Melting glacier reveals World War I cave shelter and artifacts
(CNN) -- Researchers have recovered a treasure trove of World War I artifacts from a cave shelter in northern Italy revealed by the melting of a glacier.
During the war, the cave shelter housed 20 Austrian soldiers stationed at Mount Scorluzzo on the Alpine front, close to the famous Stelvio Pass, historian Stefano Morosini told CNN Tuesday.
While people knew the shelter existed, researchers were only able to enter it in 2017 as the surrounding glacier had melted, added Morosini, who is scientific coordinator of the heritage project at Stelvio National Park and teaches at the University of Bergamo.
Inside they found food, dishes and jackets made from animal skins, among many other items, he said.
The artifacts illustrate the "very poor daily life" of the soldiers, who had to deal with "extreme environmental conditions," said Morosini. Winter temperatures could drop to -40 degrees Celsius (-40 degrees Fahrenheit), he added.
"Soldiers had to fight against the extreme environment, fight against the snow or the avalanches, but also fight against the enemy," Morosini said.
"The artifacts are a representation, like a time machine, of... the extreme conditions of life during the First World War," he said, adding that more items appear in the area every summer as the glacier melts.
"It's a sort of open air museum," said Morosini, who said that five years ago the bodies of two soldiers were found, along with documents that allowed them to be identified and their remains given to their families.
The artifacts from the cave shelter are being preserved and will form part of the collection, due to open in late 2022, at a museum dedicated to World War I in the northern Italian town of Bormio, said Morosini.
The shelter was occupied in the first days of the war by Austrian troops, who made it completely invisible from the Italian side or from aerial observation, according to a statement from White War Museum, located in Adamello, northern Italy.

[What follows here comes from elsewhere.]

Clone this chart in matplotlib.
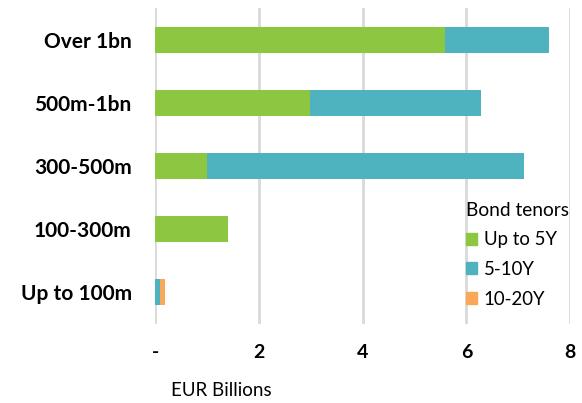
import numpy as np
import matplotlib.pyplot as plt
from matplotlib.patches import Patch

# data (EUR billions)
categories = ["Over 1bn", "500m-1bn", "300-500m", "100-300m", "Up to 100m"]
up_to_5y = [5.59, 2.99, 1.00, 1.40, 0.0]
y5_10 = [2.00, 3.29, 6.12, 0.0, 0.10]
y10_20 = [0.0, 0.0, 0.0, 0.0, 0.09]
series_names = ["Up to 5Y", "5-10Y", "10-20Y"]
colors = ["#8DC641", "#4FB3BF", "#F9A85A"]
tick_vals = [0, 2, 4, 6, 8]
tick_labels = ["-", "2", "4", "6", "8"]

plt.rcParams['font.family'] = ['Lato', 'DejaVu Sans']

fig = plt.figure(figsize=(5.82, 4.03), dpi=100)
ax = fig.add_axes([0.2668, 0.197, 0.7126, 0.782])

y = np.arange(len(categories))
left = np.zeros(len(categories))
for vals, c in zip([up_to_5y, y5_10, y10_20], colors):
    ax.barh(y, vals, left=left, height=0.4, color=c, zorder=3)
    left = left + np.array(vals)

ax.set_ylim(len(categories) - 0.5, -0.5)
ax.set_xlim(0, 8)
ax.set_yticks(y)
ax.set_yticklabels(categories, fontsize=15, fontweight='bold')
ax.set_xticks(tick_vals)
ax.set_xticklabels(tick_labels, fontsize=14, fontweight='bold')
ax.tick_params(axis='y', length=0, pad=17)
ax.tick_params(axis='x', length=0, pad=15)
ax.grid(axis='x', color='#D9D9D9', linewidth=2, zorder=0)
ax.grid(axis='y', visible=False)
for s in ax.spines.values():
    s.set_visible(False)

fig.text(221 / 582, 1 - 390 / 403, "EUR Billions", ha='center', va='center', fontsize=13.5)

handles = [Patch(color=c, label=n) for c, n in zip(colors, series_names)]
leg = fig.legend(handles=handles, loc='upper left', bbox_to_anchor=(0.778, 0.532),
                 frameon=False, fontsize=13.4, title="Bond tenors", title_fontsize=13.8,
                 handlelength=0.6, handleheight=0.6, handletextpad=0.35, labelspacing=0.68,
                 borderpad=0.2)
leg._legend_box.align = "left"

fig.savefig("out.png", dpi=100)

It sits at an altitude of 3,094 meters (10,151 feet), just below the peak of Mount Scorluzzo, and excavation work has been carried out each July and August since 2017, removing around 60 cubic meters of ice from the cave.
A total of 300 objects were recovered, including straw mattresses, coins, helmets, ammunition and newspapers.
"The findings in the cave on Mount Scorluzzo give us, after over a hundred years, a slice of life at over 3,000 meters above sea level, where the time stopped on November 3, 1918 when the last Austrian soldier closed the door and rushed downhill," reads the museum's press release.